Теперь начнется школа, а значит, изволь стирать белые рубашки и беспрерывно зашивать и гладить штаны. Детям придется носить ботинки, а не бросовые тапочки. Их надо будет вечно причесывать и стричь. Предстоит покупка вечно теряемых зимних перчаток, а также шапок и пальто. В гостиной рядом с кухней придется ставить обогреватель; за ним нужен глаз да глаз, его надо вовремя доливать. Изволь откладывать деньги, которые пойдут зимой на врачей. Лючия Санта подумывала и о том, чтобы ради экономии посылать Сала приворовывать уголь на сортировочную станцию. Но Сальваторе слишком робок, и подобные приключения не доставляют ему удовольствия. Джино для этого уже непригоден: он вырос, и с ним могут обойтись, как с настоящим преступником. На какие только хитрости не толкала Лючию Санту беспросветная бедность!

В оранжевом отблеске костра она разглядела мальчика, который, отойдя подальше, разбежался и перепрыгнул через огонь. Джино! Что же останется от его одежды?
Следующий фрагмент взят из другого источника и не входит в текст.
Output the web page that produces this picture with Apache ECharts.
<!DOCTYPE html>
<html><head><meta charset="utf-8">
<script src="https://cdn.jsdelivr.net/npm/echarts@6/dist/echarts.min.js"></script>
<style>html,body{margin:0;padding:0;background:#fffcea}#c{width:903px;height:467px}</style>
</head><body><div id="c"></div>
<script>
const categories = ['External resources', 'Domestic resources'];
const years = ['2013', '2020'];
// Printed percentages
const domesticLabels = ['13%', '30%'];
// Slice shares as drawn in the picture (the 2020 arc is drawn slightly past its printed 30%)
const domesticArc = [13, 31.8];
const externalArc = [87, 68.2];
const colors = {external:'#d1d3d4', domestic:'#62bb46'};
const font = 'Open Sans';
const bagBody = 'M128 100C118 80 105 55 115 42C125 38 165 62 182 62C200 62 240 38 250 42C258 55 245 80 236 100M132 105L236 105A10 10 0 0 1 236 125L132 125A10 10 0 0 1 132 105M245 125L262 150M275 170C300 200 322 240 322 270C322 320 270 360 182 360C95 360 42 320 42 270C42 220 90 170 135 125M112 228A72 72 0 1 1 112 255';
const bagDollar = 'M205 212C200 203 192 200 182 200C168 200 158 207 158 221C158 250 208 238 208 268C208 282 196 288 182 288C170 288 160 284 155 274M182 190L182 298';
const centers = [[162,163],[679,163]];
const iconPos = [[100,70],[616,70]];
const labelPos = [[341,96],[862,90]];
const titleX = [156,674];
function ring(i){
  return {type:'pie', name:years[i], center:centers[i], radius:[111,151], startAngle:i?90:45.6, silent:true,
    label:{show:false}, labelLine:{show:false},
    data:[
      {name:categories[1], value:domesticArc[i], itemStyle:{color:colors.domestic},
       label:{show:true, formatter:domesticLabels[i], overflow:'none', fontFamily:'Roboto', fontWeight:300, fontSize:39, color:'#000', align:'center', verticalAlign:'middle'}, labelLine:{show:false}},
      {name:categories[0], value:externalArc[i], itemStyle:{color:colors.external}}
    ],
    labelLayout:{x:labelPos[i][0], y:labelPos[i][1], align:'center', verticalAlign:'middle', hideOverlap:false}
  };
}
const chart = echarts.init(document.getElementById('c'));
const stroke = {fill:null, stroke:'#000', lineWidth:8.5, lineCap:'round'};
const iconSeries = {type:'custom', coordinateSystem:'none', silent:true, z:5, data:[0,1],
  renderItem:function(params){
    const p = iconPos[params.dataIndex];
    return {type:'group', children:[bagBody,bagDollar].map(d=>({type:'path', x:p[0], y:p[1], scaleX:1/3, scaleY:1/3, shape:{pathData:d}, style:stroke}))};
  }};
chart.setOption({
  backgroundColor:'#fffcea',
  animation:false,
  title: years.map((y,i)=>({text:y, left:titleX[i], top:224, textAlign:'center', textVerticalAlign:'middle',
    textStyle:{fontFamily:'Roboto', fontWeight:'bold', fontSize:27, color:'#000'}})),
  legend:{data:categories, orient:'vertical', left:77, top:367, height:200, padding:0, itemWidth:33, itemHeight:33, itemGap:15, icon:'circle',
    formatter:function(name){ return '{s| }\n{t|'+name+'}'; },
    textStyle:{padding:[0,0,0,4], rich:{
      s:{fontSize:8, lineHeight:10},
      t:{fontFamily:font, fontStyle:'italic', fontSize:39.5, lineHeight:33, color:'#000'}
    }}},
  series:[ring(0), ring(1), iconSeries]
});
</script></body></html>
Его примеру последовал мальчуган поменьше — этот приземлился на самом краю костра, подняв сноп искр. Когда Лючия Санта увидела, что Джино готовится ко второй попытке, она произнесла вслух: «Mannaggia Gesu Crist», забежала на кухню, вооружилась черным tackeril и ринулась вниз по ступенькам. Октавия подняла глаза от книги.
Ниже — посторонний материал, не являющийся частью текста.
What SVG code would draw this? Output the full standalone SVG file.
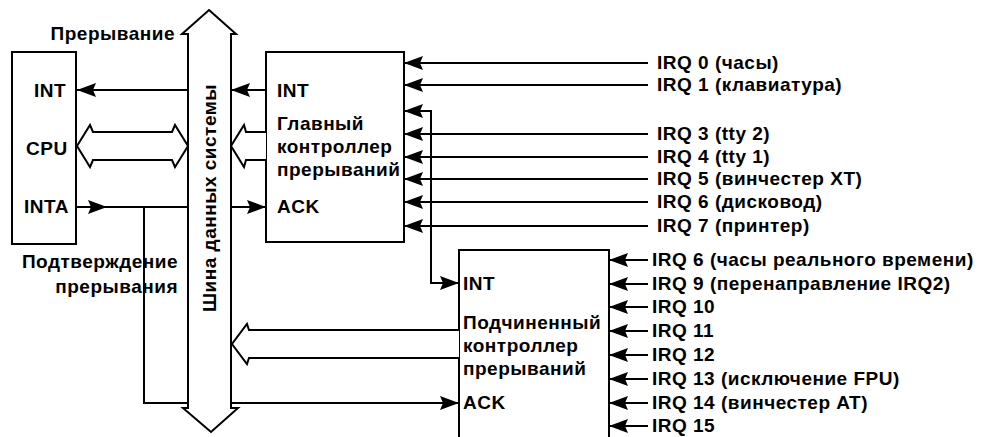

К тому моменту, когда Лючия Санта появилась на крыльце, Джино как раз перелетал через костер в третий раз. Еще в воздухе он заметил мать и, едва коснувшись земли, хотел было увернуться от удара, но черная палка со всего размаху огрела его по ребрам. Он издал жалобный крик, предназначенный для умиротворения материнской воинственности, и метнулся к родному крыльцу. Теперь над костром взвился Сал; когда он пробегал мимо нее, от его штанов пахнуло паленым. Он тоже хотел увернуться, однако tackeril настиг жертву и на этот раз. Сал взвыл и устремился домой следом за Джино. Поднявшись в квартиру, Лючия Санта увидела куртки и шапки сыновей висящими на вешалке; сами они спрятались под кровать. Что ж, по крайней мере, на полчаса покой обеспечен. Подошел к концу еще один день, еще один сезон, еще один кусок материи, из которой соткана ее жизнь.

— Отложи-ка книгу, — обратилась мать к дочери. — Лучше помоги с детьми.

Октавия со вздохом повиновалась. Она всегда помогала матери воскресными вечерами, как бы искупая грех субботнего отдыха. А ведь воскресным вечером ей всегда делалось спокойно, как никогда.

Октавия сняла с веревки одежду, сушившуюся над ванной, вымыла ванну и пустила в нее горячую воду. Потом она зашла в свою комнату и заглянула под кровать.

— Ну-ка, живо сюда! — скомандовала она.

Джино и Сал выползли наружу.

— Мама до сих пор злится? — осведомился Сал.